Low Country Shrimp Boil recipe is a hassle-free and affordable way to feed a crowd. Corn-on-the-cob, red potatoes, shrimp and kielbasa sausage are cooked in one pot, and poured out on the table for serving.
This is a great spread for spring and summer entertaining! When the weather is nice, we find ourselves hosting a lot more, so having this recipe in my back pocket has been key.
A Low Country Boil is super easy and it’s an absolute one-pot meal. No need for sides or anything else to go with this dish. It’s the meat and three all-in-one kinda deal. But you may consider tossing a few crusty baguettes out, and definitely lots of melted butter.

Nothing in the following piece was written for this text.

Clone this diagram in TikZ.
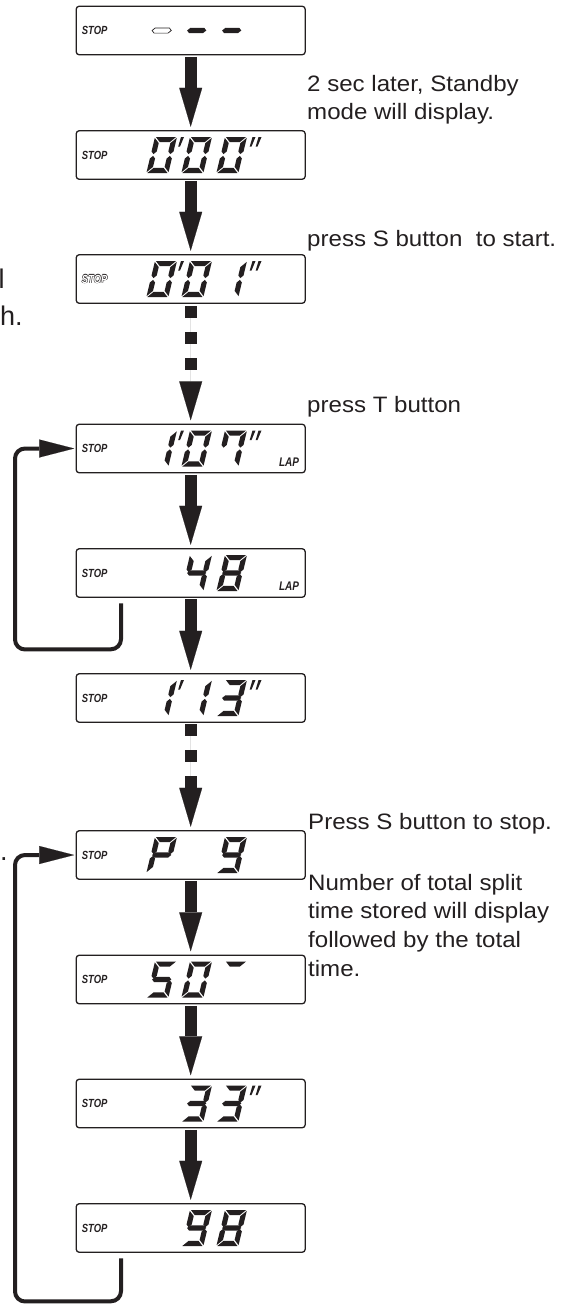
\documentclass[tikz,border=0pt]{standalone}
\usepackage{fontspec}
\setmainfont{Liberation Sans}
\newfontfamily\lcdfont[FakeStretch=0.8]{Liberation Sans}
\newfontfamily\notefont[FakeStretch=1.08]{Liberation Sans}
\usetikzlibrary{arrows.meta}
\definecolor{lcdink}{HTML}{231F20}
\newcommand\hollowtxt[1]{\leavevmode\rlap{\kern-0.5pt#1}\rlap{\kern0.5pt#1}\rlap{\raisebox{0.5pt}{#1}}\rlap{\raisebox{-0.5pt}{#1}}\textcolor{white}{#1}}
\tikzset{
  lcdseg/.style={fill=lcdink},
  pics/sega/.style={code={\path[lcdseg] (0.9,0) -- (21.1,0) -- (15.9,5.2) -- (6.1,5.2) -- cycle;}},
  pics/segd/.style={code={\path[lcdseg] (0.9,36) -- (21.1,36) -- (15.9,30.8) -- (6.1,30.8) -- cycle;}},
  pics/segg/.style={code={\path[lcdseg] (1.4,18) -- (4,15.4) -- (18,15.4) -- (20.6,18) -- (18,20.6) -- (4,20.6) -- cycle;}},
  pics/segf/.style={code={\path[lcdseg] (0,0.9) -- (5.2,6.1) -- (5.2,14.5) -- (2.6,17.1) -- (0,14.5) -- cycle;}},
  pics/segb/.style={code={\path[lcdseg] (22,0.9) -- (16.8,6.1) -- (16.8,14.5) -- (19.4,17.1) -- (22,14.5) -- cycle;}},
  pics/sege/.style={code={\path[lcdseg] (0,21.5) -- (2.6,18.9) -- (5.2,21.5) -- (5.2,29.9) -- (0,35.1) -- cycle;}},
  pics/segc/.style={code={\path[lcdseg] (22,21.5) -- (19.4,18.9) -- (16.8,21.5) -- (16.8,29.9) -- (22,35.1) -- cycle;}},
  pics/digit/.style={code={\begin{scope}[xslant=0.24]\foreach \s in {#1}{\pic[transform shape] {seg\s};}\end{scope}}},
  pics/tick/.style={code={\begin{scope}[xslant=0.24]\path[lcdseg] (0,0) -- (3,0) -- (1.3,9.5) -- (-0.5,9.5) -- cycle;\end{scope}}},
  lcdbox/.style={draw=lcdink, line width=1.3pt, rounded corners=3pt, minimum width=229pt, minimum height=48.5pt, inner sep=0pt, outer sep=0pt},
  stoplbl/.style={anchor=west, inner sep=0pt, text=lcdink, font=\lcdfont\fontsize{11.8}{12}\selectfont\bfseries\itshape},
  laplbl/.style={anchor=base east, inner sep=0pt, text=lcdink, font=\lcdfont\fontsize{12.5}{13}\selectfont\bfseries\itshape},
  txt/.style={anchor=base west, inner sep=0pt, text=lcdink, font=\notefont\fontsize{22.3}{28}\selectfont},
  frag/.style={anchor=base west, inner sep=0pt, text=lcdink, font=\fontsize{27}{32}\selectfont},
  flowarrow/.style={draw=lcdink, fill=lcdink, line width=12pt, -{Triangle[width=23pt,length=39pt,line width=0.1pt]}},
  dasharrow/.style={flowarrow, dash pattern=on 12pt off 14pt},
  looparrow/.style={draw=lcdink, line width=4pt, rounded corners=10pt, -{Triangle[width=18pt,length=35pt,line width=0.1pt]}}
}
\begin{document}
\begin{tikzpicture}[x=1pt,y=-1pt]
\useasboundingbox (0,0) rectangle (560,1307);
% display boxes
\node[lcdbox] (b1) at (190.7,30.5) {};
\node[lcdbox] (b2) at (190.7,155) {};
\node[lcdbox] (b3) at (190.7,279) {};
\node[lcdbox] (b4) at (190.7,448.5) {};
\node[lcdbox] (b5) at (190.7,573) {};
\node[lcdbox] (b6) at (190.7,698) {};
\node[lcdbox] (b7) at (190.7,855) {};
\node[lcdbox] (b8) at (190.7,979.5) {};
\node[lcdbox] (b9) at (190.7,1103.5) {};
\node[lcdbox] (b10) at (190.7,1228) {};
% STOP labels
\foreach \b in {1,2,4,5,6,7,8,9,10} {\node[stoplbl] (s\b) at ([xshift=5.5pt]b\b.west) {STOP};}
\node[stoplbl] (s3) at ([xshift=5.5pt]b3.west) {\hollowtxt{STOP}};
% LAP labels
\node[laplbl] (l4) at ([xshift=-6pt,yshift=6.5pt]b4.south east) {LAP};
\node[laplbl] (l5) at ([xshift=-6pt,yshift=6.5pt]b5.south east) {LAP};
% box 1: dashes
\begin{scope}[lcdseg/.style={draw=lcdink,line width=0.7pt}]
\pic at (155,12.5) {digit={g}};
\end{scope}
\pic at (190,12.5) {digit={g}};
\pic at (225,12.5) {digit={g}};
% box 2: 0'00"
\pic at (155,137) {digit={a,b,c,d,e,f}};
\pic at (181,137) {tick};
\pic at (190,137) {digit={a,b,c,d,e,f}};
\pic at (225,137) {digit={a,b,c,d,e,f}};
\pic at (252.5,137) {tick};
\pic at (258.5,137) {tick};
% box 3: 0'01"
\pic at (155,261) {digit={a,b,c,d,e,f}};
\pic at (181,261) {tick};
\pic at (190,261) {digit={a,b,c,d,e,f}};
\pic at (225,261) {digit={b,c}};
\pic at (252.5,261) {tick};
\pic at (258.5,261) {tick};
% box 4: 1'07"
\pic at (155,430.5) {digit={b,c}};
\pic at (181,430.5) {tick};
\pic at (190,430.5) {digit={a,b,c,d,e,f}};
\pic at (225,430.5) {digit={a,b,c,f}};
\pic at (252.5,430.5) {tick};
\pic at (258.5,430.5) {tick};
% box 5: 48
\pic at (190,555) {digit={f,g,b,c}};
\pic at (225,555) {digit={a,b,c,d,e,f,g}};
% box 6: 1'13"
\pic at (155,680) {digit={b,c}};
\pic at (181,680) {tick};
\pic at (190,680) {digit={b,c}};
\pic at (225,680) {digit={a,b,g,c,d}};
\pic at (252.5,680) {tick};
\pic at (258.5,680) {tick};
% box 7: P 9
\pic at (155,837) {digit={a,b,e,f,g}};
\pic at (225,837) {digit={a,b,c,d,f,g}};
% box 8: 50-
\pic at (155,961.5) {digit={a,f,g,c,d}};
\pic at (190,961.5) {digit={a,b,c,d,e,f}};
\pic at (225,961.5) {digit={a}};
% box 9: 33"
\pic at (190,1085.5) {digit={a,b,g,c,d}};
\pic at (225,1085.5) {digit={a,b,g,c,d}};
\pic at (252.5,1085.5) {tick};
\pic at (258.5,1085.5) {tick};
% box 10: 98
\pic at (190,1210) {digit={a,b,c,d,f,g}};
\pic at (225,1210) {digit={a,b,c,d,e,f,g}};
% flow arrows
\draw[flowarrow] ([yshift=-2pt]b1.south) -- ([yshift=4pt]b2.north);
\draw[flowarrow] ([yshift=-2pt]b2.south) -- ([yshift=4pt]b3.north);
\draw[dasharrow] ([yshift=-3pt]b3.south) -- ([yshift=4pt]b4.north);
\draw[flowarrow] ([yshift=-2pt]b4.south) -- ([yshift=4pt]b5.north);
\draw[flowarrow] ([yshift=-2pt]b5.south) -- ([yshift=4pt]b6.north);
\draw[dasharrow] ([yshift=-2pt]b6.south) -- ([yshift=4pt]b7.north);
\draw[flowarrow] ([yshift=-2pt]b7.south) -- ([yshift=4pt]b8.north);
\draw[flowarrow] ([yshift=-2pt]b8.south) -- ([yshift=4pt]b9.north);
\draw[flowarrow] ([yshift=-2pt]b9.south) -- ([yshift=4pt]b10.north);
% loop arrows
\draw[looparrow] ([xshift=-69.7pt,yshift=-6pt]b5.south) -- ++(0,46) -- (15,649.5) |- ([xshift=-2pt]b4.west);
\draw[looparrow] ([xshift=-69.7pt,yshift=-6pt]b10.south) -- ++(0,43) -- (15,1301.5) |- ([xshift=-2pt]b7.west);
% explanatory texts
\node[txt] (t1) at (307,91) {2 sec later, Standby};
\node[txt] (t2) at (307,119) {mode will display.};
\node[txt] (t3) at (307,246) {press S button~ to start.};
\node[txt] (t4) at (307,412) {press T button};
\node[txt] (t5) at (308,829.5) {Press S button to stop.};
\node[txt] (t6) at (308,890) {Number of total split};
\node[txt] (t7) at (308,918.5) {time stored will display};
\node[txt] (t8) at (308,947) {followed by the total};
\node[txt] (t9) at (308,976.5) {time.};
% cut-off fragments at the left edge
\node[frag] (f1) at (-1.5,288) {l};
\node[frag] (f2) at (0,325) {h.};
\node[frag] (f3) at (0,860) {.};
\end{tikzpicture}
\end{document}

If you need an inside alternative, consider my sheet pan shrimp boil. Made all on one pan and indoors!
My mother has made this for many years and it stands tried and true without a single substitution or edit. From someone who never follows a recipe, that’s really saying something!
What is a Low Country Boil?
A Low Country Boil is basically a one-pot feast of deliciousness made with regional staples. Louisiana, South Carolina and New England all have their own variations. Since I grew up close to the Gulf Coast, we generally do this Cajun Style and with fresh shrimp.
I’ve always had this meal made with shrimp or crawfish. But traditionally, it includes in-season seafood, vegetables, spicy sausage and lots of flavorful seasonings, all tossed in a pot and boiled.
Once finished cooking, it’s poured out onto newspaper or butcher paper and eaten by hand. It’s best enjoyed outdoors with a few cold ones!
Finish with a slather of butter and douse in McCormick OLD BAY® Seasoning. It is so delicious you will certainly forget to take decent pictures throughout the process. It really doesn’t get much better than this, y’all!
Serving a Shrimp Boil Inside and Outside
Low Country Boil can be served indoors or outdoors, but it is a little messy. Keeping this out on the deck or picnic table will make cleanup much simpler.
You will definitely want an outdoor table that can get a little dirty. Cover it with a tarp, then newspaper or butcher paper. The paper will absorb liquid after you dump the meal onto the table for serving, so this piece is key!
If you are planning on catching the game and chowing down, make check out my tailgating recipe round up.
If you get rained out and need to serve indoors, no sweat! This can easily be made in a large stockpot on the stove. Serve in extra-deep, disposable 9 x 13 inch aluminum pans.
How to Prepare for a Shrimp Boil
Organization is key! There are a few different cook times for each ingredient, so having everything prepped ahead of time will save you a lot of hassle. If your gatherings get a little chaotic, like our house, this will help the cook tremendously.
Your corn cobs and sausage should be cut accordingly, shrimp (or other sea-creature) should be rinsed, lemons and onion halved and potatoes should be scrubbed.
Figure out if you are cooking inside or outside. Then, prepare your ingredients and line them up in the order they are cooked.
Last but not least, make sure you have a pair of strong arms and water-proof pot holders to transfer the food onto whatever serving apparatus you may be using.
*Please be extremely careful when transferring the food from the boiling water to the table. Drain your boiler well! Be mindful of dripping, boiling water and little ones under your feet.*
- 1 Box ZATARAIN’S® Crawfish Shrimp and Crab Boil in a bag, Use both bags!
- 2 Lemons Halved
- 2 Onions Halved
- 5 Pounds New Potatoes Whole
- 3 16 oz Pkg Kielbasa Sausage Cut into 1 inch pieces
- 8 Ears Corn Halved & Husked
- 5 Pounds Raw Shrimp unpeeled!
- 1 Can Beer optional
- 1 Stick Butter
- McCormick OLD BAY® Seasoning
- Fill a 7-gallon stockpot halfway with water (or use 2 large pots and divide the ingredients between them). Add the seasoning bags (2), lemons and onions and bring to a rolling boil.
- Add the whole potatoes to the pot. Allow the water to return to a boil and cook 5 -8 minutes. Check the tenderness with a fork.
- When the potatoes are about 12 minutes from done (firm in the center, tender on outside), add the corn halves. Bring the water back to a boil and cook 5 minutes.
- Add sausage to the pot. Cook for 5 minutes, or until the potatoes are done.
- Turn off the heat. Add the shrimp, and cook until the shrimp turns pink, about 3 minutes. Be careful to not overcook the shrimp!
- Carefully drain the boiler or stockpot. Add several pats of butter and sprinkle with Old Bay. Serve on newspaper or a platter.
- Shrimp, Crab, Crawfish, Lobster can all be used in this recipe.
- If your shrimp is peeled before cooking, carefully monitor during cooking process so to not overcook.